Tankers Turning Back Mid Voyage

At least four oil and LNG carriers reversed course rather than risk the passage, based on vessel tracking data compiled by Reuters. Three empty LNG tankers bound for Qatar's Ras Laffan terminal to load cargo turned away from the strait late Tuesday, according to figures gathered from Kpler and LSEG. A supertanker hauling crude toward India also reversed after Iran struck three vessels in the waterway that same day.

Crew members on a tanker's bridge scan the dark water at night through binoculars.

Why the Reversal Caught Markets Off Guard

Crude had been sliding in recent weeks on expectations that a glut was building as shipping through Hormuz recovered and supply loosened. That narrative now looks premature. The renewed hostilities have injected fresh geopolitical risk into a market that had started pricing in calm. Inventories, production levels and the dollar's strength all factor into where oil goes next, but none of that matters much if tankers simply cannot move through the world's busiest oil chokepoint.
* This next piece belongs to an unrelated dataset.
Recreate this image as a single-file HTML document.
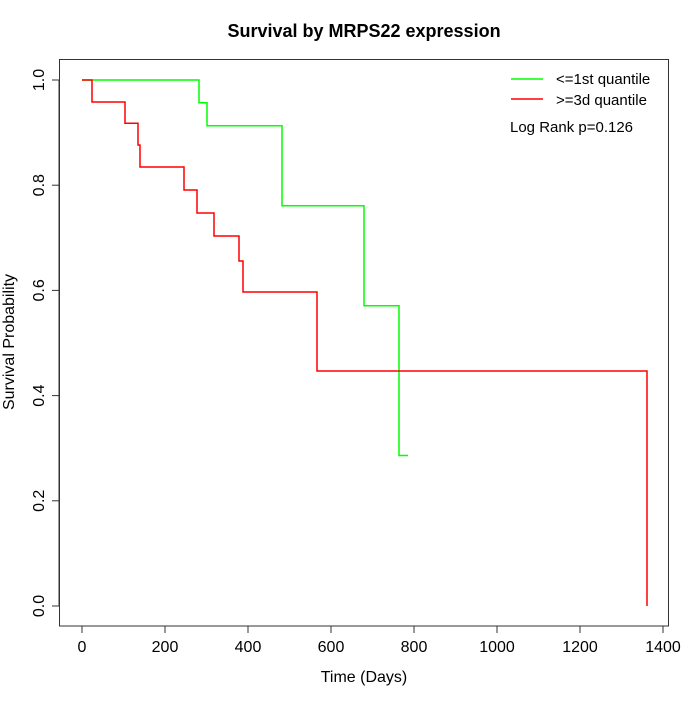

USO's RSI reading of 43.83 suggests the fund is neither overbought nor oversold, sitting in fairly neutral territory even as the news flow turns volatile. That calm technical picture belies the uncertainty now gripping physical crude markets, where charterers and insurers are recalculating risk premiums by the hour. Qatar's LNG exporters, meanwhile, are already seeing fees climb as vessels avoid the strait, a sign that the disruption is rippling beyond crude into gas markets as well.

With missiles flying again and diplomatic channels apparently closed for now, the question isn't whether Hormuz traffic will stay disrupted, but for how long shippers will keep rerouting or simply waiting offshore before insurers and buyers force a reckoning on price.